Google has been offering movies for sale through YouTube for years, but last month that changed when the video-sharing website quietly started offering select movies in ad-supported form.
As AdAge reports, YouTube decided to introduce free, ad-supported movie streams because it’s what users want, with Rohit Dhawan, director of product management at YouTube, stating “We saw this opportunity based on user demand, beyond just offering paid movies. Can we do ad-supported movies, free to the user?”
YouTube obviously also saw the potential for advertisers to jump on this and place their ads in front of a captive audience. The revenue generated will be split with the movie studios who agree to allow their movies to be offered using this free format. It’s something they are already very used to doing on traditional television channels, after all.

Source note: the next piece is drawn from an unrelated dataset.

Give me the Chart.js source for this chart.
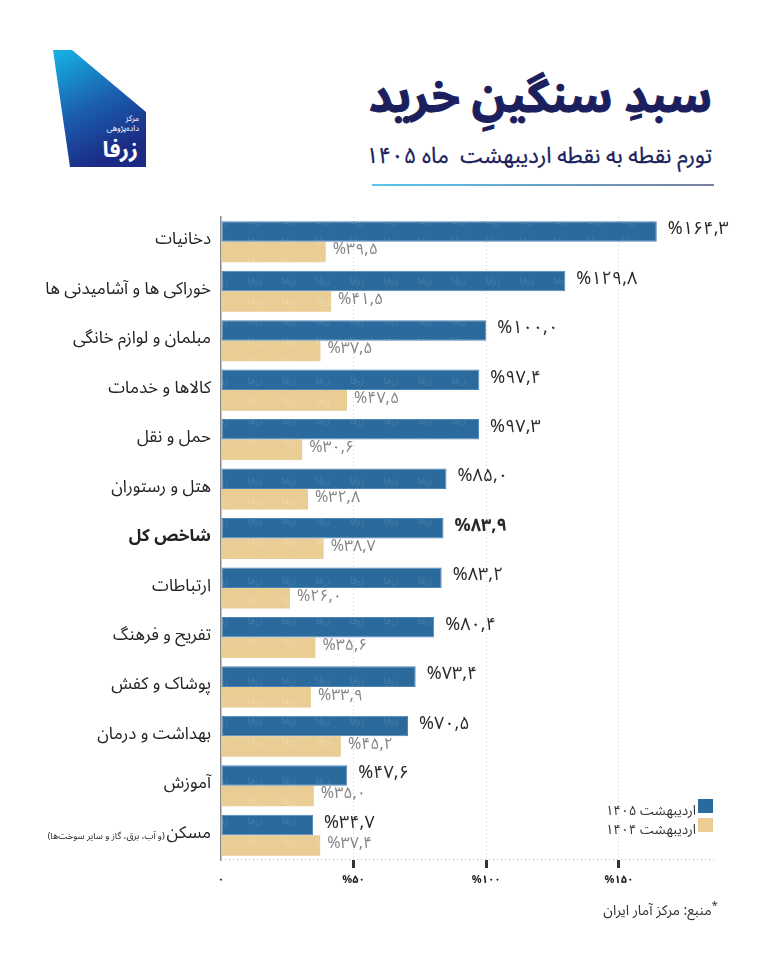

The movies available with adverts so far total about 100, with The Terminator, Rocky, Legally Blonde, and Agent Cody Banks giving you some idea of the breadth of content. The latest stats reveal that we’ve already reached a point where 20 percent of YouTube is watched via a smart TV and it’s growing. Add to that the data Google has on individual consumers and you can see the potential for not only getting us to watch adverts during a movie, but for those ads to be targeted at individual viewers.
As HotHardware reports, sitting through the free version of The Terminator available on YouTube requires also viewing ten commercial slots. It’s safe to assume that will be the norm, but there’s also an opportunity for advertisers to sponsor specific videos and grab all the slots for itself. Ten slots sounds like a lot to me, but it depends how they are split across each movie.